Hague revealed last year that $144,877 from her 2001 and 2005 council campaigns and her aborted 2004 run for Congress had been stolen by longtime campaign aide Jennifer Hildebrand. Hildebrand cooperated with investigators hired by Hague and pleaded guilty to felony theft. She was sentenced to 160 hours of community service and paid restitution of more than $200,000, including investigative costs.

Hague's response to her arrest and résumé padding have led some critics to say she has a pattern of blaming others for her mistakes.

They point to a 2001 incident in which her SUV collided with a Metro bus in downtown Seattle. She told the driver, "You know it's your fault, don't you?" according to the bus driver's report. When he asked her for her version of the accident, she reportedly responded, "Do you know that I'm your King County councilwoman?"

When several witnesses agreed with the driver that the accident was her fault, the driver reported, Hague said she was being ganged up on "to make sure that this accident would appear to be my fault."

Hague said later she was misquoted and said it was "highly interesting" that news media were told of the accident more than a month after it occurred, in an election year.

Lobbyist and developer Jamie Durkan, who has known Hague for years, said earlier her arrest wouldn't knock her out of the campaign.

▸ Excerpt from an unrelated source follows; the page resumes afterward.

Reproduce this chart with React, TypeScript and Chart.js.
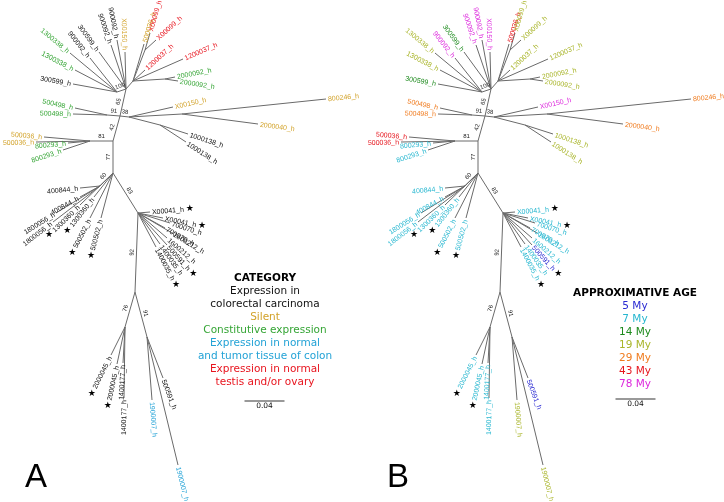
import { useEffect, useRef } from "react";
import { Chart, registerables } from "chart.js";

Chart.register(...registerables);

// ---------- DATA ----------
// Tree nodes (unrooted layout, substitutions/site, relative to the basal node; y up)
const nodeLabel: string[] = [
  "", "", "", "", "", "", "", "", "", "", "", "", "", "", "", "", "", "",
  "1300338_h", "1300338_h", "300599_h", "900092_h", "300599_h", "900092_h", "900092_h", "X00150_h",
  "500036_h", "X00099_h", "X00099_h", "1200037_h", "1200037_h", "2000092_h", "2000092_h",
  "500498_h", "500498_h", "X00150_h", "800246_h", "2000040_h", "1000138_h", "1000138_h",
  "500036_h", "500036_h", "800293_h", "800293_h", "400844_h", "400844_h", "1800056_h", "1800056_h",
  "1300360_h", "1300360_h", "500502_h", "500502_h", "X00041_h", "X00041_h", "700070_h", "700070_h",
  "1600212_h", "1600212_h", "500591_h", "1400035_h", "1400035_h", "2000045_h", "2000045_h",
  "1400177_h", "1400177_h", "1900007_h", "1900007_h", "500591_h",
];
const nodeParent: number[] = [
  -1, 0, 1, 1, 3, 3, 3, 6, 6, 5, 5, 0, 11, 12, 12, 0, 8, 8,
  7, 7, 7, 7, 6, 6, 6, 6,
  8, 17, 17, 8, 8, 16, 16,
  4, 4, 5, 9, 9, 10, 10,
  2, 2, 2, 2, 15, 15, 15, 15,
  0, 0, 0, 0, 11, 11, 11, 11,
  11, 11, 11, 11, 11, 13, 13,
  13, 13, 14, 14, 14,
];
const nodeX: number[] = [
  0, 0, -0.023, 0.007, -0.006, 0.016, 0.013, 0.004, 0.020, 0.069, 0.047, 0.025, 0.022, 0.012, 0.034, -0.013, 0.052, 0.032,
  -0.043, -0.038, -0.040, -0.023, -0.014, -0.002, 0.004, 0.012,
  0.031, 0.037, 0.043, 0.032, 0.070, 0.062, 0.065,
  -0.038, -0.040, 0.060, 0.213, 0.145, 0.075, 0.073,
  -0.069, -0.077, -0.045, -0.050, -0.033, -0.033, -0.057, -0.060,
  -0.033, -0.019, -0.023, -0.012, 0.037, 0.050, 0.057, 0.052,
  0.059, 0.054, 0.054, 0.047, 0.043, -0.002, 0.004,
  0.010, 0.011, 0.039, 0.065, 0.050,
];
const nodeY: number[] = [
  0, 0.032, 0.032, 0.057, 0.058, 0.056, 0.084, 0.081, 0.092, 0.059, 0.048, -0.040, -0.119, -0.154, -0.164, -0.013, 0.094, 0.123,
  0.120, 0.103, 0.089, 0.115, 0.121, 0.128, 0.133, 0.121,
  0.129, 0.140, 0.133, 0.103, 0.114, 0.096, 0.092,
  0.065, 0.059, 0.066, 0.074, 0.049, 0.039, 0.031,
  0.036, 0.031, 0.030, 0.023, -0.015, -0.024, -0.040, -0.049,
  -0.032, -0.024, -0.045, -0.045, -0.039, -0.045, -0.050, -0.055,
  -0.060, -0.065, -0.072, -0.071, -0.074, -0.182, -0.191,
  -0.190, -0.225, -0.227, -0.292, -0.205,
];
// bootstrap support of the branch leading to each node
const nodeSupport: (number | null)[] = [
  null, 77, 81, 42, 91, 38, 65, 100, null, null, null, 83, 92, 76, 91, 60, null, null,
];
// 0 colorectal carcinoma, 1 silent, 2 constitutive, 3 normal+tumor colon, 4 testis/ovary
const leafCategory: number[] = [
  -1, -1, -1, -1, -1, -1, -1, -1, -1, -1, -1, -1, -1, -1, -1, -1, -1, -1,
  2, 2, 0, 0, 0, 0, 0, 1,
  1, 4, 4, 4, 4, 2, 2,
  2, 2, 1, 1, 1, 0, 0,
  1, 1, 2, 2, 0, 0, 0, 0,
  0, 0, 0, 0, 0, 0, 0, 0,
  0, 0, 0, 0, 0, 0, 0,
  0, 0, 3, 3, 0,
];
// 0 5My, 1 7My, 2 14My, 3 19My, 4 29My, 5 43My, 6 78My
const leafAge: number[] = [
  -1, -1, -1, -1, -1, -1, -1, -1, -1, -1, -1, -1, -1, -1, -1, -1, -1, -1,
  3, 3, 2, 6, 2, 6, 6, 6,
  5, 3, 3, 3, 3, 3, 3,
  4, 4, 6, 4, 4, 3, 3,
  5, 5, 1, 1, 1, 1, 1, 1,
  1, 1, 1, 1, 1, 1, 1, 1,
  1, 1, 0, 1, 1, 1, 1,
  1, 1, 3, 3, 0,
];
const starredNodes: number[] = [48, 49, 50, 51, 52, 53, 58, 60, 61, 62];

const categoryTitle = "CATEGORY";
const categoryNames: string[][] = [
  ["Expression in", "colorectal carcinoma"],
  ["Silent"],
  ["Constitutive expression"],
  ["Expression in normal", "and tumor tissue of colon"],
  ["Expression in normal", "testis and/or ovary"],
];
const ageTitle = "APPROXIMATIVE AGE";
const ageNames: string[] = ["5 My", "7 My", "14 My", "19 My", "29 My", "43 My", "78 My"];
const scaleBarValue = 0.04;
const panelNames = ["A", "B"];

// ---------- STYLE / LAYOUT ----------
const categoryColors = ["#111111", "#d2a229", "#35a535", "#22a2d6", "#e8141e"];
const ageColors = ["#2a2ad2", "#27b7d0", "#1d8a1d", "#a9b52a", "#f07b1e", "#e6141c", "#dc26dc"];
const branchColor = "#6a6a6a";
const panels = [
  { ox: 0.113, oy: 0.329, colors: (i: number) => categoryColors[leafCategory[i]] },
  { ox: 0.478, oy: 0.329, colors: (i: number) => ageColors[leafAge[i]] },
];

function buildDatasets() {
  const ds: any[] = [];
  for (const p of panels) {
    for (let i = 0; i < nodeParent.length; i++) {
      const par = nodeParent[i];
      if (par < 0) continue;
      ds.push({
        data: [
          { x: p.ox + nodeX[par], y: p.oy + nodeY[par] },
          { x: p.ox + nodeX[i], y: p.oy + nodeY[i] },
        ],
        showLine: true,
        borderColor: branchColor,
        borderWidth: 1,
        pointRadius: 0,
        fill: false,
      });
    }
  }
  return ds;
}

const treePlugin = {
  id: "treeLabels",
  afterDatasetsDraw(chart: any) {
    const ctx: CanvasRenderingContext2D = chart.ctx;
    const xs = chart.scales.x;
    const ys = chart.scales.y;
    panels.forEach((p) => {
      const px = (i: number) => xs.getPixelForValue(p.ox + nodeX[i]);
      const py = (i: number) => ys.getPixelForValue(p.oy + nodeY[i]);
      for (let i = 0; i < nodeParent.length; i++) {
        const par = nodeParent[i];
        if (par < 0) continue;
        const x0 = px(par), y0 = py(par), x1 = px(i), y1 = py(i);
        const a = Math.atan2(y1 - y0, x1 - x0);
        const label = nodeLabel[i];
        if (label) {
          ctx.save();
          ctx.font = "7px 'Liberation Sans', Arial, sans-serif";
          ctx.fillStyle = p.colors(i);
          ctx.textBaseline = "middle";
          const gap = 2;
          const w = ctx.measureText(label).width;
          ctx.translate(x1, y1);
          if (Math.cos(a) < 0) {
            ctx.rotate(a + Math.PI);
            ctx.textAlign = "right";
            ctx.fillText(label, -gap, 0.5);
          } else {
            ctx.rotate(a);
            ctx.textAlign = "left";
            ctx.fillText(label, gap, 0.5);
          }
          ctx.restore();
          if (starredNodes.includes(i)) {
            const d = gap + w + 6;
            ctx.save();
            ctx.font = "9px 'DejaVu Sans', sans-serif";
            ctx.fillStyle = "#000";
            ctx.textAlign = "center";
            ctx.textBaseline = "middle";
            ctx.fillText("★", x1 + Math.cos(a) * d, y1 + Math.sin(a) * d);
            ctx.restore();
          }
        }
        const s = nodeSupport[i];
        if (s != null) {
          let r = a;
          if (r >= Math.PI / 2 - 1e-6) r -= Math.PI;
          else if (r < -Math.PI / 2) r += Math.PI;
          ctx.save();
          ctx.font = "6px 'Liberation Sans', Arial, sans-serif";
          ctx.fillStyle = "#222";
          ctx.textAlign = "center";
          ctx.textBaseline = "bottom";
          ctx.translate((x0 + x1) / 2, (y0 + y1) / 2);
          ctx.rotate(r);
          ctx.fillText(String(s), 0, -1.5);
          ctx.restore();
        }
      }
    });
  },
  afterDraw(chart: any) {
    const ctx: CanvasRenderingContext2D = chart.ctx;
    const xs = chart.scales.x;
    const drawScaleBar = (cx: number, y: number, ty: number) => {
      const len = xs.getPixelForValue(scaleBarValue) - xs.getPixelForValue(0);
      ctx.save();
      ctx.strokeStyle = "#777";
      ctx.lineWidth = 1.3;
      ctx.beginPath();
      ctx.moveTo(cx - len / 2, y);
      ctx.lineTo(cx + len / 2, y);
      ctx.stroke();
      ctx.font = "7.5px 'DejaVu Sans', sans-serif";
      ctx.fillStyle = "#111";
      ctx.textAlign = "center";
      ctx.textBaseline = "middle";
      ctx.fillText(String(scaleBarValue), cx, ty);
      ctx.restore();
    };
    ctx.save();
    ctx.textAlign = "center";
    ctx.textBaseline = "middle";
    // Category legend
    let y = 278.5;
    ctx.font = "bold 10.5px 'DejaVu Sans', sans-serif";
    ctx.fillStyle = "#000";
    ctx.fillText(categoryTitle, 265, y);
    y = 291.5;
    ctx.font = "10.5px 'DejaVu Sans', sans-serif";
    categoryNames.forEach((lines, k) => {
      ctx.fillStyle = categoryColors[k];
      lines.forEach((ln) => {
        ctx.fillText(ln, 265, y);
        y += 13;
      });
    });
    // Age legend
    y = 293;
    ctx.font = "bold 10.5px 'DejaVu Sans', sans-serif";
    ctx.fillStyle = "#000";
    ctx.fillText(ageTitle, 635, y);
    y = 306;
    ctx.font = "10.5px 'DejaVu Sans', sans-serif";
    ageNames.forEach((nm, k) => {
      ctx.fillStyle = ageColors[k];
      ctx.fillText(nm, 635, y);
      y += 13;
    });
    // Panel letters
    ctx.font = "33px 'Liberation Sans', Arial, sans-serif";
    ctx.fillStyle = "#000";
    ctx.textBaseline = "alphabetic";
    ctx.fillText(panelNames[0], 36, 487);
    ctx.fillText(panelNames[1], 398, 487);
    ctx.restore();
    drawScaleBar(264.5, 401, 406);
    drawScaleBar(635.5, 399, 404);
  },
};

export default function App() {
  const ref = useRef<HTMLCanvasElement>(null);
  useEffect(() => {
    document.body.style.margin = "0";
    const chart = new Chart(ref.current as HTMLCanvasElement, {
      type: "scatter",
      data: { datasets: buildDatasets() },
      options: {
        responsive: false,
        animation: false,
        maintainAspectRatio: false,
        layout: { padding: 0 },
        plugins: { legend: { display: false }, tooltip: { enabled: false } },
        elements: { point: { radius: 0 } },
        scales: {
          x: { type: "linear", min: 0, max: 0.724, display: false },
          y: { type: "linear", min: 0, max: 0.502, display: false },
        },
      },
      plugins: [treePlugin],
    } as any);
    return () => chart.destroy();
  }, []);
  return (
    <canvas ref={ref} width={724} height={502} style={{ display: "block", background: "#fff" }} />
  );
}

"When she ran for County Council, everybody said she didn't have a shot," Durkan said. "She was running against Cary Bozeman, who was a very, very tough candidate, and she won that race. She's a fighter. She's going to fight to retain that job, and she should. She's served the district well."

Democrat Gossett has no desire to see Pope elected to the council. "I believe strongly that she would be, between the two of them, the best representative of the people in that district, despite all the problems that exist."